I recently adopted Gizmo -– she is 4 years old. Her owners surrendered her, not sure why. The one thing she does that I don’t understand is: she touches my eyes at night with her paw when I’m sleeping until I open them and then she just stares at me. If I don’t acknowledge her, she will claw on the bedding until I get after her. She runs away and back in she comes … and the process starts all over again. If I didn’t need sleep; this wouldn’t be a bother. Any advice?

~ Confused in Michigan

Cat and woman together

Photo via Morguefile

Siouxsie: I can certainly see why you’re confused by Gizmo’s behavior!

Thomas: Judging from a quick internet search, it’s not all that unusual for cats to tap their people to wake them up.

Bella: In fact, Siouxsie does that to Mama in the morning, just before the alarm clock starts beeping. She also walks across her head and pokes at the tapestry on the wall above the bed.

Siouxie: Don’t even get me started on the tricks you use to annoy Mama, you sassy little kitten!

Bella: I’m not a kitten anymore. I’m almost 2!

Siouxsie: You are too a kitten!

Bella: Am not!

Siouxsie: Are too!

Thomas: Ladies, please. Our reader needs our help. You can argue and swat later.

Bella: Siouxsie’s mean.

Siouxsie: Grrrrrr.

Thomas: Well, Confused, I’m sorry to say that the only way we can think of to stop this behavior is to keep Gizmo out of your room while you’re sleeping.

Bella: That would be awful! I can’t imagine not being able to sleep next to Mama at night!

Siouxsie: Sometimes humans need to sleep, though, little one.

Thomas: Another thing you could do is see if Gizmo would like to get under the blankets with you.

Siouxsie: That’s true. Sometimes I poke Mama when I want to sleep under the covers. It takes me a little while to settle in, but Mama tolerates it and then I have a nice, long snooze.

Bella: I’ve heard stories about cats that woke their people up for health reasons, too, like, maybe they have sleep apnea and they stop breathing from time to time while they’re asleep.

Thomas: Of course, we’ve got no idea whether such a thing would apply to you, but if you’ve had some concerns about your own health, you might want to get them checked out.
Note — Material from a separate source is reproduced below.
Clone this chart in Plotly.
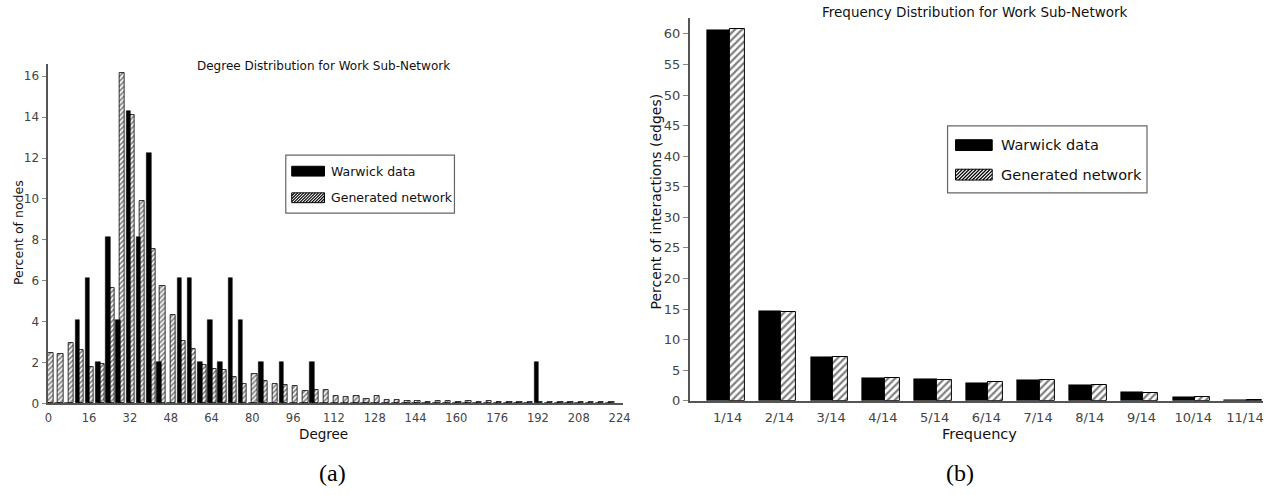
import plotly.graph_objects as go

# ---------------- data ----------------
# (a) degree distribution, bins of width 4 (percent of nodes)
degree_bins = list(range(0, 224, 4))
warwick_degree = [0, 0, 0, 4.08, 6.12, 2.04, 8.16, 4.08, 14.29, 8.16, 12.24, 2.04,
                  0, 6.12, 6.12, 2.04, 4.08, 2.04, 6.12, 4.08, 0, 2.04, 0, 2.04,
                  0, 0, 2.04, 0, 0, 0, 0, 0, 0, 0, 0, 0,
                  0, 0, 0, 0, 0, 0, 0, 0, 0, 0, 0, 0,
                  2.04, 0, 0, 0, 0, 0, 0, 0]
generated_degree = [2.48, 2.40, 2.96, 2.60, 1.78, 1.92, 5.64, 16.15, 14.10, 9.90, 7.53, 5.74,
                    4.33, 3.04, 2.64, 1.87, 1.68, 1.63, 1.31, 0.96, 1.44, 1.09, 0.96, 0.91,
                    0.87, 0.63, 0.67, 0.67, 0.35, 0.29, 0.38, 0.22, 0.37, 0.16, 0.19, 0.13,
                    0.13, 0.05, 0.13, 0.13, 0.05, 0.12, 0.05, 0.12, 0.05, 0.05, 0.05, 0.05,
                    0.05, 0.05, 0.05, 0.05, 0.05, 0.05, 0.05, 0.05]
degree_ticks = list(range(0, 225, 16))

# (b) frequency distribution (percent of interactions)
freq_labels = ["1/14", "2/14", "3/14", "4/14", "5/14", "6/14", "7/14", "8/14", "9/14", "10/14", "11/14"]
warwick_freq = [60.6, 14.6, 7.19, 3.76, 3.49, 2.95, 3.38, 2.58, 1.45, 0.64, 0.10]
generated_freq = [60.87, 14.49, 7.09, 3.70, 3.44, 3.06, 3.38, 2.58, 1.34, 0.55, 0.08]
freq_ticks = list(range(0, 61, 5))

W, H = 1281, 495
SANS = "DejaVu Sans"
AXIS_GRAY = "#555555"
TICK_GRAY = "#444444"


def px(x):
    return x / W


def py(y):
    return 1 - y / H


fig = go.Figure()

# ---- (a) bars: hatched drawn first, solid bars on top ----
fig.add_trace(go.Bar(
    x=degree_bins, y=generated_degree, name="Generated network",
    offset=-0.2, width=2.1,
    marker=dict(color="white", line=dict(color="black", width=0.8),
                pattern=dict(shape="/", fgcolor="black", bgcolor="white", size=3.5, solidity=0.5)),
    xaxis="x", yaxis="y", showlegend=False))
fig.add_trace(go.Bar(
    x=degree_bins, y=warwick_degree, name="Warwick data",
    offset=-1.5, width=1.8,
    marker=dict(color="black", line=dict(color="black", width=0.5)),
    xaxis="x", yaxis="y", showlegend=False))

# ---- (b) bars ----
fig.add_trace(go.Bar(
    x=freq_labels, y=warwick_freq, name="Warwick data",
    offset=-0.40, width=0.435,
    marker=dict(color="black", line=dict(color="black", width=0.5)),
    xaxis="x2", yaxis="y2", showlegend=False))
fig.add_trace(go.Bar(
    x=freq_labels, y=generated_freq, name="Generated network",
    offset=0.035, width=0.29,
    marker=dict(color="white", line=dict(color="black", width=1),
                pattern=dict(shape="/", fgcolor="black", bgcolor="white", size=5, solidity=0.45)),
    xaxis="x2", yaxis="y2", showlegend=False))

axis_common = dict(showline=True, linecolor=AXIS_GRAY, showgrid=False, zeroline=False)

fig.update_layout(
    width=W, height=H, autosize=False,
    margin=dict(l=0, r=0, t=0, b=0, pad=0),
    paper_bgcolor="white", plot_bgcolor="white",
    barmode="overlay", bargap=0,
    font=dict(family=SANS, color=TICK_GRAY),
    xaxis=dict(domain=[px(44.9), px(625)], range=[-0.3, 225.4], anchor="y",
               tickmode="array", tickvals=degree_ticks, ticks="", ticklabelstandoff=3,
               tickfont=dict(size=11.5, color=TICK_GRAY), linewidth=2, **axis_common),
    yaxis=dict(domain=[py(410), py(65)], range=[0, 16.6], anchor="x",
               tickmode="array", tickvals=list(range(0, 17, 2)), ticks="outside",
               ticklen=4, tickcolor="#888888",
               tickfont=dict(size=12, color=TICK_GRAY), linewidth=2, **axis_common),
    xaxis2=dict(domain=[px(692.3), px(1270)], range=[-0.73, 10.35], anchor="y2",
                type="category", ticks="", ticklabelstandoff=4,
                tickfont=dict(size=13, color=TICK_GRAY), linewidth=2, **axis_common),
    yaxis2=dict(domain=[py(407.3), py(18.3)], range=[0, 62.6], anchor="x2",
                tickmode="array", tickvals=freq_ticks, ticks="outside",
                ticklen=5, tickcolor="#888888",
                tickfont=dict(size=13, color=TICK_GRAY), linewidth=2, **axis_common),
)

annotations = [
    dict(text="Degree Distribution for Work Sub-Network", x=px(323), y=py(67),
         font=dict(size=12, color="#111111")),
    dict(text="Degree", x=px(323), y=py(441), font=dict(size=13.5, color="#111111")),
    dict(text="Percent of nodes", x=px(15), y=py(236), textangle=-90,
         font=dict(size=12.5, color="#111111")),
    dict(text="Frequency Distribution for Work Sub-Network", x=px(980), y=py(12),
         font=dict(size=13.5, color="#111111")),
    dict(text="Frequency", x=px(984), y=py(441), font=dict(size=14.5, color="#111111")),
    dict(text="Percent of interactions (edges)", x=px(658), y=py(205), textangle=-90,
         font=dict(size=14, color="#111111")),
    dict(text="(a)", x=px(332), y=py(481),
         font=dict(size=24, family="Liberation Serif", color="black")),
    dict(text="(b)", x=px(965), y=py(481),
         font=dict(size=24, family="Liberation Serif", color="black")),
]

shapes = []


def hatch_lines(x0, y0, x1, y1, step):
    """Diagonal '/' lines clipped to the box [x0,x1]x[y0,y1] (pixel coords, y down)."""
    segs = []
    h = y1 - y0
    c = x0 - h
    while c < x1:
        # line: x = c + (y1 - y), running from bottom-left to top-right
        ax, ay = c, y1
        bx, by = c + h, y0
        if ax < x0:
            ay = y1 - (x0 - c)
            ax = x0
        if bx > x1:
            by = y1 - (x1 - c)
            bx = x1
        if bx > ax:
            segs.append((ax, ay, bx, by))
        c += step
    return segs


def legend_block(bx0, by0, bx1, by1, sw_x0, sw_x1, row1, row2, sw_h, text_x, fsize, step):
    shapes.append(dict(type="rect", xref="paper", yref="paper",
                       x0=px(bx0), x1=px(bx1), y0=py(by1), y1=py(by0),
                       line=dict(color="#666666", width=1.2), fillcolor="white", layer="above"))
    shapes.append(dict(type="rect", xref="paper", yref="paper",
                       x0=px(sw_x0), x1=px(sw_x1), y0=py(row1 + sw_h / 2), y1=py(row1 - sw_h / 2),
                       line=dict(color="black", width=1), fillcolor="black", layer="above"))
    shapes.append(dict(type="rect", xref="paper", yref="paper",
                       x0=px(sw_x0), x1=px(sw_x1), y0=py(row2 + sw_h / 2), y1=py(row2 - sw_h / 2),
                       line=dict(color="black", width=1), fillcolor="white", layer="above"))
    for ax, ay, bx, by in hatch_lines(sw_x0, row2 - sw_h / 2, sw_x1, row2 + sw_h / 2, step):
        shapes.append(dict(type="line", xref="paper", yref="paper",
                           x0=px(ax), y0=py(ay), x1=px(bx), y1=py(by),
                           line=dict(color="black", width=1.2), layer="above"))
    annotations.append(dict(text="Warwick data", x=px(text_x), y=py(row1), xanchor="left",
                            font=dict(size=fsize, color="#111111")))
    annotations.append(dict(text="Generated network", x=px(text_x), y=py(row2), xanchor="left",
                            font=dict(size=fsize, color="#111111")))


legend_block(285, 157.7, 455, 216.7, 291, 324, 174, 201, 10, 329, 12.5, 3)
legend_block(952, 128, 1153, 196, 960, 997, 147.5, 177.5, 11, 1004, 14.5, 3.5)

for a in annotations:
    a.setdefault("xref", "paper")
    a.setdefault("yref", "paper")
    a.setdefault("showarrow", False)
    a.setdefault("xanchor", "center")
    a.setdefault("yanchor", "middle")

fig.update_layout(annotations=annotations, shapes=shapes)

fig.write_html("out.html")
Siouxsie: But if you’re healthy and Gizmo is waking you up for attention, the only way to stop her from doing that is to stop reinforcing the behavior by waking up and paying attention to her.

Bella: Maybe you should have a big, long play session just before you go to bed. If you get Gizmo tired out with a feather toy or a thing on a string, she may let you sleep all night.

Thomas: So, start with the long play session — and as long as Gizmo is healthy, it’s okay to play her until she’s panting — just before bed. Then close the bedroom door and let her stay in the other part of the house.

Siouxsie: If she cries at the door, try using some sort of deterrent like a motion-activated air spray canister, so that when she gets near the door she gets the air spray treatment and learns to stay away.

Bella: Eventually you can try opening the door again and see if she behaves herself.

Thomas: Good luck, Confused in Michigan. Please let us know how things turn out.